Sending Engineering Students Abroad

Rensselaer Polytechnic Institute is initiating a program to allow engineering students to study abroad for a semester to get the sort of cultural benefits usually reserved for liberal arts students. I find this rather amusing since, increasingly, engineering students come from overseas to begin with.

FILED UNDER: General
James Joyner
About James Joyner
James Joyner is Professor and Department Head of Security Studies at Marine Corps University's Command and Staff College and a nonresident senior fellow at the Scowcroft Center for Strategy and Security at the Atlantic Council. He's a former Army officer and Desert Storm vet. Views expressed here are his own. Follow James on Twitter @DrJJoyner.

Comments

  1. yetanotherjohn says:

    Maybe its part of a home study program.

  2. James, my oldest daughter is enrolling in Purdue in the fall to study Aerospace Engineering, so, for a change, perhaps I can offer some informed commentary. Illinois and Purdue, as well as several other schools she considered, are pushing foreign study for engineering very strongly, and underwriting much of the cost to make it happen, effectively waiving tuition and providing a stipend. This is no mean benefit for those of us paying out-of-state tuition.

    A surprising number of the engineering undergrads we spoke to had either just finished or planned to go abroad for a semester or a full year of study. I believe the primary rationale is the realization that globalization applies to engineering as well. I had substantial engineering assignments in Europe and Asia in my prior job, so personally, I see this as a good thing. I believe it is a laudable goal for the universities to encourage students – especially engineering students – to see the world and get some expereinces beyond the cloistered environment they normally spend the next four (or five or six) years.

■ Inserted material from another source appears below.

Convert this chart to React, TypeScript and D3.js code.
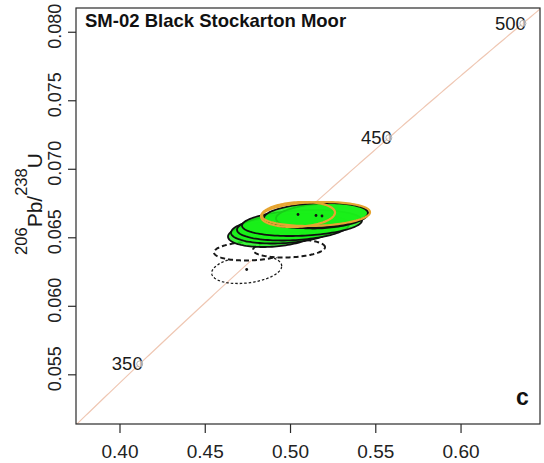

    I also welcome all the foreign students who want to come to America and learn. This too, in my humble opinion, is a good thing. But that’s a topic for another thread…

  3. James Joyner says:

    I also welcome all the foreign students who want to come to America and learn. This too, in my humble opinion, is a good thing.

    Agreed — it’s just that a sizable percentage of engineering students are already from Asia and especially the Indian subcontinent. But it makes sense to offer this option.